Most parameter ID methods use least squares criterion to fit parameter values to observed behavior. However, the least squares criterion can be heavily influenced by outlying data or un-modelled effects. In such cases, least squares estimation can yield poor results. Outlying data is often manually removed to avoid inaccurate outcomes, but this process is complex, tedious and operator dependent.

This research presents an adaptation of the Levenberg-Marquardt (L-M) parameter identification method that effectively ignores least-square contributions from outlying data.
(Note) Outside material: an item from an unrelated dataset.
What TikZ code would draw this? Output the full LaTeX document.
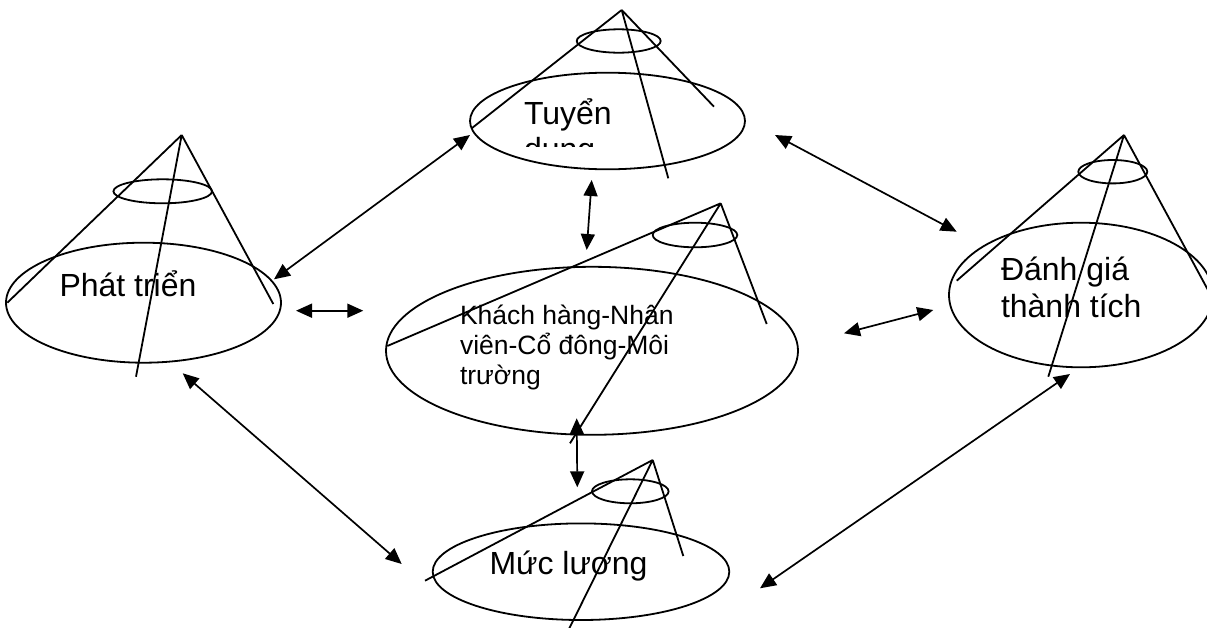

The adapted method (aL-M) is capable of ignoring outlier data in accordance with the coefficient of variation of the residuals and was thus, capable of operator independent omission of outlier data using the 3 standard deviation rule. The aLM was compared to the original Levenberg-Marquardt (L-M) method in C-peptide, insulin and glucose data. In total three cases were tested: L-M in the full dataset, L-M in the same data where the points that were suspected to be affected by incomplete mixing at the depot site were removed, and the aL-M in the full data set.

There were strong correlations between the aL-M and the reduced dataset from [0.85, 0.71] for the clinically valuable glucose parameters. In contrast, the unreduced data yielded poor residuals and poor correlations with the aL-M [0.44, 0.33]. The aL-M approach provided strong justification for consistent removal of data that was deemed to be affected by mixing.